--- BEGIN Collected material ---

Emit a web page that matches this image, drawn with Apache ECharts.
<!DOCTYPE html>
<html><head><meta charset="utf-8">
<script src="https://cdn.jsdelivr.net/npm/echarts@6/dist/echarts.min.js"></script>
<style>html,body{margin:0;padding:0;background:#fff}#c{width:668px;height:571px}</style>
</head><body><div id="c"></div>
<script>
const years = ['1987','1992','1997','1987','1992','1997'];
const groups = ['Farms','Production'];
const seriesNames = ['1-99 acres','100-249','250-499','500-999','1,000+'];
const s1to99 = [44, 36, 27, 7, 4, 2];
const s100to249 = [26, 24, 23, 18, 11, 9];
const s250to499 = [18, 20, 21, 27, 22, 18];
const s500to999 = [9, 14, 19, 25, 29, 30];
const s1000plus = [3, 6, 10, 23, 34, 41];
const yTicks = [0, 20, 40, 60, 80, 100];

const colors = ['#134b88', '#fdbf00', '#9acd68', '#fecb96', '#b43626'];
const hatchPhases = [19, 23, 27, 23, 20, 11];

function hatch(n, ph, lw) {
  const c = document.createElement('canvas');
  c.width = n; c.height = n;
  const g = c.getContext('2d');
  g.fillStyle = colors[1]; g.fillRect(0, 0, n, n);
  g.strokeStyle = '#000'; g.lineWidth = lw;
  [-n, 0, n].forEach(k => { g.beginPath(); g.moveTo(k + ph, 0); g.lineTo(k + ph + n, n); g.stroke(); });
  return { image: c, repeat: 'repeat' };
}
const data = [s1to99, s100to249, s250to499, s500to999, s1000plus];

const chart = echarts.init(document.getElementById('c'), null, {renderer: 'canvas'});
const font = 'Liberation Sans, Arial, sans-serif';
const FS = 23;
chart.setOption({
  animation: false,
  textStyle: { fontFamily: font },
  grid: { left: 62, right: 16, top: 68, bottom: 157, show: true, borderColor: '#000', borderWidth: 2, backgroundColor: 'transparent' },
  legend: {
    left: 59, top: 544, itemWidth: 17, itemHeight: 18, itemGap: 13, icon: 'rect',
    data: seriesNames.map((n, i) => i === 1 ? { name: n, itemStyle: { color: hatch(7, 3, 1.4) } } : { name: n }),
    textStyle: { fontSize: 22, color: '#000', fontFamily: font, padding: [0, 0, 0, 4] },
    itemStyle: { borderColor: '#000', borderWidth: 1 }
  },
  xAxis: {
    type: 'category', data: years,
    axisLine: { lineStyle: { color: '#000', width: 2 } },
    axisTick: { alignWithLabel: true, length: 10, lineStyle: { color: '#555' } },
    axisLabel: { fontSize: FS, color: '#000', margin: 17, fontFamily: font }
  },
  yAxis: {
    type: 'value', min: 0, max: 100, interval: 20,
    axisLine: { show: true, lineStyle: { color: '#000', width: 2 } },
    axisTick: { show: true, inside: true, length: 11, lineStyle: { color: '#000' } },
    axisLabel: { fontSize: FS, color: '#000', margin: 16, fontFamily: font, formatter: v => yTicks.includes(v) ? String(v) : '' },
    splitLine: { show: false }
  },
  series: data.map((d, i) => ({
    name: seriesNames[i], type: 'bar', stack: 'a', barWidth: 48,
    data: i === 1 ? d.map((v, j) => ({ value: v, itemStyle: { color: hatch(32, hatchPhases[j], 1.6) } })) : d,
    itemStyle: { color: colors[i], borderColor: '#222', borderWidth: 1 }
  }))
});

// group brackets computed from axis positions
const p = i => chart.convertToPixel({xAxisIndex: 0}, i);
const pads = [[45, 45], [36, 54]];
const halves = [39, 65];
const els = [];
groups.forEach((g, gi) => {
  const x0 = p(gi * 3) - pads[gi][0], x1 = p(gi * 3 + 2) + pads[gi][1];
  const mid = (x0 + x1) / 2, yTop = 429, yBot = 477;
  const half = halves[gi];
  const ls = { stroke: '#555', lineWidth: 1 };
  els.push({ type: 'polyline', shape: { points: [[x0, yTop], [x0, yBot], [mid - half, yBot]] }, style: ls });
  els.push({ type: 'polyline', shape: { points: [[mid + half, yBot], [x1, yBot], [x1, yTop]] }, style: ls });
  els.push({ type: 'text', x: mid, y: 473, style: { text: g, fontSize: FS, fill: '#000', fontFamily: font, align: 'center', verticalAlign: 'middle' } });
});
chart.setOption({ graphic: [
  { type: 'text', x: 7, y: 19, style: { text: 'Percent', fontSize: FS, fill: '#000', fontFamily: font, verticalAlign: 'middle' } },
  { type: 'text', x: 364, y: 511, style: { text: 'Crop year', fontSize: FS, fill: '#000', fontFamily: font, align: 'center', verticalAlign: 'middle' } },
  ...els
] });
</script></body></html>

--- END Collected material ---

* [Do this] Write the material out exactly, with nothing left out.

* [Right answer]
Emit a web page that matches this image, drawn with Apache ECharts.
<!DOCTYPE html>
<html><head><meta charset="utf-8">
<script src="https://cdn.jsdelivr.net/npm/echarts@6/dist/echarts.min.js"></script>
<style>html,body{margin:0;padding:0;background:#fff}#c{width:668px;height:571px}</style>
</head><body><div id="c"></div>
<script>
const years = ['1987','1992','1997','1987','1992','1997'];
const groups = ['Farms','Production'];
const seriesNames = ['1-99 acres','100-249','250-499','500-999','1,000+'];
const s1to99 = [44, 36, 27, 7, 4, 2];
const s100to249 = [26, 24, 23, 18, 11, 9];
const s250to499 = [18, 20, 21, 27, 22, 18];
const s500to999 = [9, 14, 19, 25, 29, 30];
const s1000plus = [3, 6, 10, 23, 34, 41];
const yTicks = [0, 20, 40, 60, 80, 100];

const colors = ['#134b88', '#fdbf00', '#9acd68', '#fecb96', '#b43626'];
const hatchPhases = [19, 23, 27, 23, 20, 11];

function hatch(n, ph, lw) {
  const c = document.createElement('canvas');
  c.width = n; c.height = n;
  const g = c.getContext('2d');
  g.fillStyle = colors[1]; g.fillRect(0, 0, n, n);
  g.strokeStyle = '#000'; g.lineWidth = lw;
  [-n, 0, n].forEach(k => { g.beginPath(); g.moveTo(k + ph, 0); g.lineTo(k + ph + n, n); g.stroke(); });
  return { image: c, repeat: 'repeat' };
}
const data = [s1to99, s100to249, s250to499, s500to999, s1000plus];

const chart = echarts.init(document.getElementById('c'), null, {renderer: 'canvas'});
const font = 'Liberation Sans, Arial, sans-serif';
const FS = 23;
chart.setOption({
  animation: false,
  textStyle: { fontFamily: font },
  grid: { left: 62, right: 16, top: 68, bottom: 157, show: true, borderColor: '#000', borderWidth: 2, backgroundColor: 'transparent' },
  legend: {
    left: 59, top: 544, itemWidth: 17, itemHeight: 18, itemGap: 13, icon: 'rect',
    data: seriesNames.map((n, i) => i === 1 ? { name: n, itemStyle: { color: hatch(7, 3, 1.4) } } : { name: n }),
    textStyle: { fontSize: 22, color: '#000', fontFamily: font, padding: [0, 0, 0, 4] },
    itemStyle: { borderColor: '#000', borderWidth: 1 }
  },
  xAxis: {
    type: 'category', data: years,
    axisLine: { lineStyle: { color: '#000', width: 2 } },
    axisTick: { alignWithLabel: true, length: 10, lineStyle: { color: '#555' } },
    axisLabel: { fontSize: FS, color: '#000', margin: 17, fontFamily: font }
  },
  yAxis: {
    type: 'value', min: 0, max: 100, interval: 20,
    axisLine: { show: true, lineStyle: { color: '#000', width: 2 } },
    axisTick: { show: true, inside: true, length: 11, lineStyle: { color: '#000' } },
    axisLabel: { fontSize: FS, color: '#000', margin: 16, fontFamily: font, formatter: v => yTicks.includes(v) ? String(v) : '' },
    splitLine: { show: false }
  },
  series: data.map((d, i) => ({
    name: seriesNames[i], type: 'bar', stack: 'a', barWidth: 48,
    data: i === 1 ? d.map((v, j) => ({ value: v, itemStyle: { color: hatch(32, hatchPhases[j], 1.6) } })) : d,
    itemStyle: { color: colors[i], borderColor: '#222', borderWidth: 1 }
  }))
});

// group brackets computed from axis positions
const p = i => chart.convertToPixel({xAxisIndex: 0}, i);
const pads = [[45, 45], [36, 54]];
const halves = [39, 65];
const els = [];
groups.forEach((g, gi) => {
  const x0 = p(gi * 3) - pads[gi][0], x1 = p(gi * 3 + 2) + pads[gi][1];
  const mid = (x0 + x1) / 2, yTop = 429, yBot = 477;
  const half = halves[gi];
  const ls = { stroke: '#555', lineWidth: 1 };
  els.push({ type: 'polyline', shape: { points: [[x0, yTop], [x0, yBot], [mid - half, yBot]] }, style: ls });
  els.push({ type: 'polyline', shape: { points: [[mid + half, yBot], [x1, yBot], [x1, yTop]] }, style: ls });
  els.push({ type: 'text', x: mid, y: 473, style: { text: g, fontSize: FS, fill: '#000', fontFamily: font, align: 'center', verticalAlign: 'middle' } });
});
chart.setOption({ graphic: [
  { type: 'text', x: 7, y: 19, style: { text: 'Percent', fontSize: FS, fill: '#000', fontFamily: font, verticalAlign: 'middle' } },
  { type: 'text', x: 364, y: 511, style: { text: 'Crop year', fontSize: FS, fill: '#000', fontFamily: font, align: 'center', verticalAlign: 'middle' } },
  ...els
] });
</script></body></html>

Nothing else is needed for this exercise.